Print

Bible days can not be literal as taught by Peter

Question: "What does World's Last Chance think about the suggestion that 2 Peter 3:8-9 indicates that the days of creation can not be taken as literal 24-hour periods, and therefore the Sabbath Commandment could not be taken literally?"

Answer: To begin with, the context for the said verses has nothing to do with the days of creation. Let us read the verses as quoted:

"But, beloved, be not ignorant of this one thing, that one day is with the Master as a thousand years, and a thousand years as one day. The Master is not slack concerning his promise, as some men count slackness; but is longsuffering to us-ward, not willing that any should perish, but that all should come to repentance" (2 Peter 3:8-9).

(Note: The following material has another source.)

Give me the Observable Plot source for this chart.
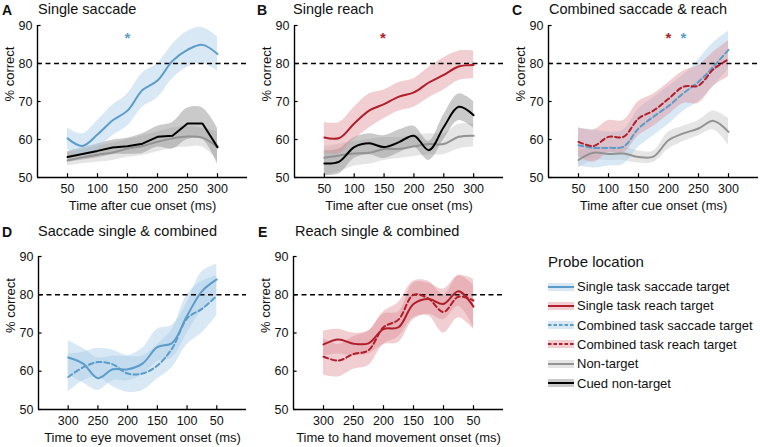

The context of these verses is an appeal to recipients of the epistle not to lose courage because it seems as if Yahuwah was being very slow in fulfilling His promises. The Apostle Peter is asking his for patience, since Yahuwah is really not bound with our way of viewing time. He is eternal; with Him there is not past, no future, as all things are eternally present before His eyes. Peter is here rebuking the skeptical scoffers ( see verse 3), who want to judge Yahuwah's timing by their own shallow standards, thinking that after all He may not [after all] fulfill His promises with regard to the end of the world.

It should be remembered that Peter is not here establishing a time rule for measuring prophetic time periods. He is merely highlighting the patience virtue of our loving Father, and His "longsuffering to us-ward."

For this end, Peter draws his developed thought about His patience from the Psalms.

"For a thousand years in thy sight are but as yesterday when it is past, and as a watch in the night" Psalms 90:4.

To the creator of time, a day is like 1000 years. Our Creator is not bound with our time table. But do not think that just because our Creator is not bound with time the way we are as His creatures, that He will not fulfill His promises. This is what Peter warning against.

There are those who have taken Peter's warning for the last days' scoffers to suggest that creation days were not literal 24-hour periods, and were in fact 1000-year long. But this can not be so. In the same verse which Peter borrowed his thought (Psalms 90:4), the thousand years is contrasted with a 'watch in the night'. Again, this is for further intensification of the nothingness of time to our Creator. A 1000 year to Yahuwah is no more in duration than the passage of a single night. The Psalmist contrast the 'watch in the night' with the 'thousand years' for added emphasis of the nothingness of time to the Creator, who is outside its bounds. For man a millennium is an awesome period of time, but from Yahuwah's perspective it is like a 'watch in the night', like a mere twinkling of an eye.

On the other hand, each creation day was numbered and had an 'evening' and 'morning.' In the Bible whenever a day was used within the context of an 'evening' and 'morning', it was intended to be an ordinary 24-hour period. That this was the case is explicitly illustrated in the Fourth Commandment, where man was commanded to work for 6 days of the week, and to rest on the seventh. (see Exodus 20:8-11). The command for work was not for 6 "aeons of time." Instead, it was for 24-hour literal days, followed by the seventh day of rest, again another 24-hour day.

To summarize, 2 Peter 3:8 shows us that time is of little essence to Yahuwah. His intent was to show that what will take 1000 years to achieve, our loving Father can accomplish in a mere day. Furthermore, our loving Father does not ever tire even if it takes 1000 years to undertake a task, for again the passage of such a very long time is to Him like one day. It was not the intention of Peter at all to suggest that the days of creations were "aeons of time." The days of creation are not to be re-visited by a faulty interpretation of Peter's illustration of the eternal nature of our loving Father. Hence, the Sabbath day remains as the literal seventh day of each week, since it is the seventh day of creation.